Bangkok's bus and train stations and many roads are jammed by thousands of people attempting to flee. People in several northern districts - some of which are now 90% submerged by rising waters - have been told they should evacuate immediately.
More than 360 people have died in Thailand's worst flooding in decades.
The crisis is an early test for Prime Minister Yingluck Shinawatra, who took office in August and has previously been criticised for failing to take the flood threat seriously enough.
But any lingering sense of complacency has long gone, says the BBC's Rachel Harvey in Bangkok.
'Food rationing' The five-day holiday will run from Thursday through to Monday in Bangkok and in 20 provinces affected by the flooding.

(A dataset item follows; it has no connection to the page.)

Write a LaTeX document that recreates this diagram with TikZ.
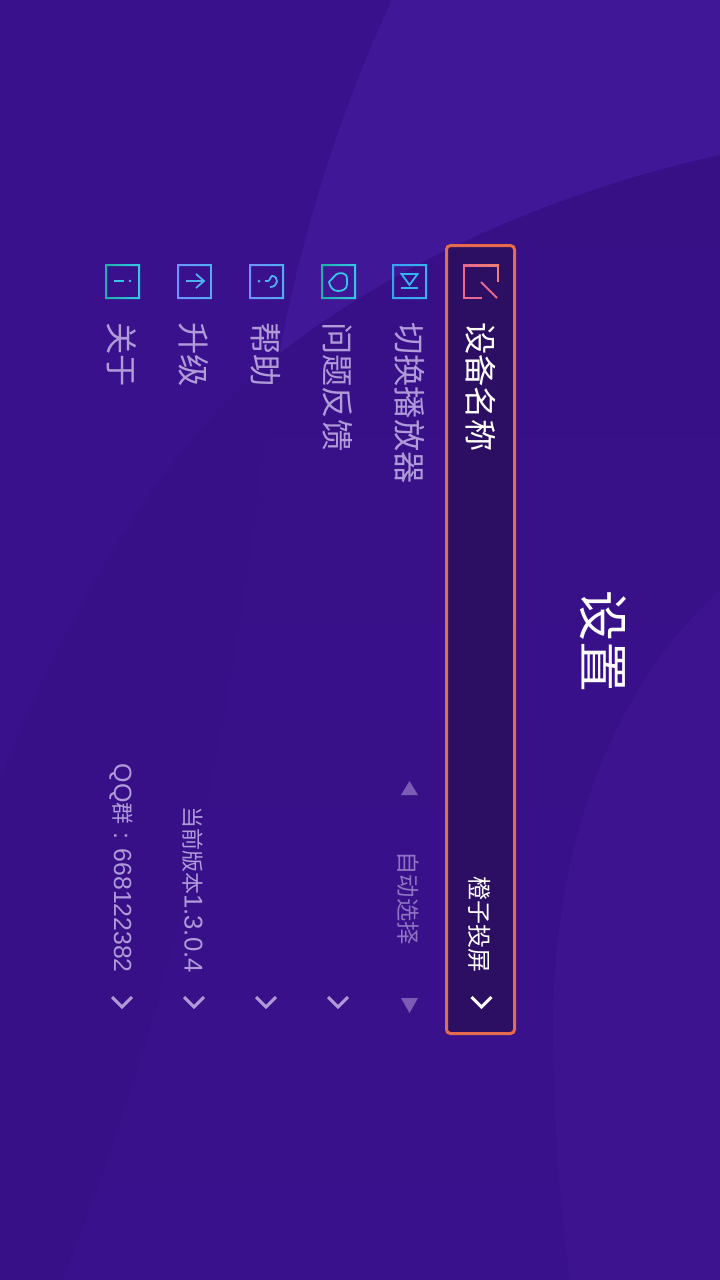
\documentclass[tikz,border=0pt]{standalone}
\usepackage{fontspec}
\setmainfont{Noto Sans CJK SC}
\newfontfamily\cjk{Noto Sans CJK SC}
\newfontfamily\latinf{Liberation Sans}
\definecolor{bgbase}{HTML}{39118C}
\definecolor{bgdeep}{HTML}{371088}
\definecolor{bgtop}{HTML}{401796}
\definecolor{bgmidA}{HTML}{371086}
\definecolor{bgmidB}{HTML}{39118C}
\definecolor{bgright}{HTML}{3D138F}
\definecolor{panel}{HTML}{2C0E63}
\definecolor{panelline}{HTML}{E66B4C}
\definecolor{muted}{HTML}{B09BD8}
\definecolor{dimmed}{HTML}{8E74C2}
\definecolor{tri}{HTML}{7A5CB5}
\definecolor{pinkA}{HTML}{E8688F}
\definecolor{pinkB}{HTML}{F0806F}
\definecolor{skyA}{HTML}{34B4F5}
\definecolor{skyB}{HTML}{3CA0F0}
\definecolor{tealA}{HTML}{1FB0A8}
\definecolor{tealB}{HTML}{35C8E5}
\definecolor{blueA}{HTML}{6F90FF}
\definecolor{blueB}{HTML}{4FB0F0}
\newcommand{\gring}[4]{%
  \shade[even odd rule,left color=#3,right color=#4]
    (#1,#2) rectangle ++(35,35) (#1+2,#2+2) rectangle ++(31,31);}
\def\bandpath{(720,155) .. controls (560,190) and (400,260) .. (283,351) .. controls (160,447) and (65,615) .. (0,779) -- (0,1280) -- (720,1280) -- cycle}
\tikzset{
 x=1pt,y=-1pt,
 lbl/.style={rotate=-90,inner sep=0pt,anchor=west,font=\cjk\fontsize{32.3}{32}\selectfont,text=muted},
 val/.style={rotate=-90,inner sep=0pt,anchor=east,text=muted},
 chev/.style={draw=muted,line width=3pt,fill=none,line join=miter},
 ic/.style={line width=1.8pt,fill=none},
 tria/.style={fill=tri,draw=none},
}
\begin{document}
\begin{tikzpicture}
\useasboundingbox (0,0) rectangle (720,1280);
\fill[bgbase] (0,0) rectangle (720,1280);
% below the band curve
\fill[bgdeep] \bandpath;
% right of the light curve
\begin{scope}
\clip (392,0) .. controls (340,110) and (295,250) .. (273,392) .. controls (245,600) and (215,900) .. (63,1280) -- (720,1280) -- (720,0) -- cycle;
\fill[bgtop] (0,0) rectangle (720,1280);
\shade[top color=bgmidA,bottom color=bgmidB] \bandpath;
\end{scope}
% lower right
\fill[bgright] (720,590) .. controls (620,680) and (555,830) .. (553,1020) .. controls (553,1120) and (560,1210) .. (570,1280) -- (720,1280) -- cycle;
% panel
\node[draw=panelline,line width=3pt,fill=panel,rounded corners=4pt,minimum width=68pt,minimum height=788pt,inner sep=0pt] (panelbox) at (480.5,639.5) {};
% title
\node[rotate=-90,inner sep=0pt,font=\cjk\fontsize{51}{51}\selectfont,text=white] (title) at (603,641) {设置};
% labels
\node[lbl,text=white] (l1) at (481,322) {设备名称};
\node[lbl] (l2) at (410,322) {切换播放器};
\node[lbl] (l3) at (338,322) {问题反馈};
\node[lbl] (l4) at (266,322) {帮助};
\node[lbl] (l6) at (194,322) {升级};
\node[lbl] (l5) at (122,322) {关于};
% values
\node[val,text=white,font=\cjk\fontsize{24}{24}\selectfont] (v1) at (480,973) {橙子投屏};
\node[val,text=dimmed,font=\cjk\fontsize{23.3}{23}\selectfont] (v2) at (408,945) {自动选择};
\node[val,font=\cjk\fontsize{22}{22}\selectfont] (v3) at (193,973) {当前版本{\latinf\fontsize{25.7}{25}\selectfont 1.3.0.4}};
\node[val,font=\cjk\fontsize{22}{22}\selectfont] (v4) at (121,973) {{\latinf\fontsize{25}{25}\selectfont QQ}群\hspace{8pt}{\latinf\fontsize{25}{25}\selectfont :}\hspace{9pt}{\latinf\fontsize{24.8}{25}\selectfont 668122382}};
% chevrons
\draw[chev,draw=white] (471.5,997) -- (481.5,1007) -- (491.5,997);
\draw[chev] (328,997) -- (338,1007) -- (348,997);
\draw[chev] (256,997) -- (266,1007) -- (276,997);
\draw[chev] (184,997) -- (194,1007) -- (204,997);
\draw[chev] (112,997) -- (122,1007) -- (132,997);
% triangles
\fill[tria] (409.5,781) -- (418,795) -- (401,795) -- cycle;
\fill[tria] (409.5,1013) -- (418,998) -- (401,998) -- cycle;
% icon frames
\gring{392}{264}{skyB}{skyA}
\gring{321}{264}{tealA}{tealB}
\gring{249}{264}{blueA}{blueB}
\gring{177}{264}{blueA}{blueB}
\gring{105}{264}{tealA}{tealB}
\begin{scope}[ic]
% device icon
\draw[pinkA,line cap=rect] (464,298) -- (481,298);
\draw[pinkA] (464,298) -- (464,265);
\shade[left color=pinkA,right color=pinkB] (463,264) rectangle (499,266);
\draw[pinkB,line cap=butt] (498,265) -- (498,282);
\draw[pinkA,line width=2pt] (481,282) -- (497,298);
% player icon
\draw[skyA] (401.5,274) -- (417.5,274) -- (409.5,285) -- cycle;
\draw[skyA] (401,288) -- (418,288);
% feedback icon
\draw[tealB,line join=round] (329,282) -- (336,274.5) .. controls (339,272.5) and (347,271.5) .. (347,279) -- (347,284) .. controls (347,289) and (343,291) .. (338,291) .. controls (333,291) and (330,287) .. (329,282) -- cycle;
% help icon
\fill[blueB] (259,281) circle (1.5);
\draw[blueB] (265,281) -- (268,281) .. controls (270,281) and (270.5,276) .. (272,276) .. controls (279,276) and (279,287) .. (270,287);
% upgrade icon
\draw[blueB] (186,281) -- (204,281);
\draw[blueB] (196,274) -- (204,281) -- (196,288);
% about icon
\draw[tealB] (114,281) -- (124,281);
\fill[tealB] (130,281) circle (1.4);
\end{scope}
\end{tikzpicture}
\end{document}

Bangkok's Governor Sukhumbhand Paribatra issued an evacuation alert for residents of Don Muang, Bang Phlad and Thawi Wattana districts in the north of the capital.
"This is the first time I am using the term 'evacuation', the first time I'm really asking you to leave," Mr Sukhumbhand said.The city's Mo Chit bus terminal has already seen huge crowds of people, some of whom had to wait for hours to get a bus to leave the city, say reports.
Britain's Foreign Office on Wednesday warned against all but essential travel to Bangkok.
Earlier this week, Ms Yingluck said existing floodwalls and embankments in the north of the city and around the Chao Phraya river, which snakes through the capital, were especially vulnerable.
She cautioned there could be a calamitous combination of flood waters running into the sea from north, with monthly high tides on Friday and Saturday which could overwhelm recently reinforced flood defences.
Flood waters could linger in the capital for between two weeks and a month, she said, but added they would not be as bad as in some provincial areas, which have been under 2-3m of water for up to three months.
In the city of nine million, there were reports that some shops were rationing stocks of staples including rice and eggs amid stockpiling by anxious residents.
Supplies of bottled water were said to be running low in many areas.
At Bangkok's second airport, Don Muang, people living in an evacuation shelter are now being moved again.
All flights from Don Muang have already been suspended until next Tuesday, and the runway is flooded.
But the government's flood relief operation centre, which is based on the second floor of the airport, insists it will not relocate.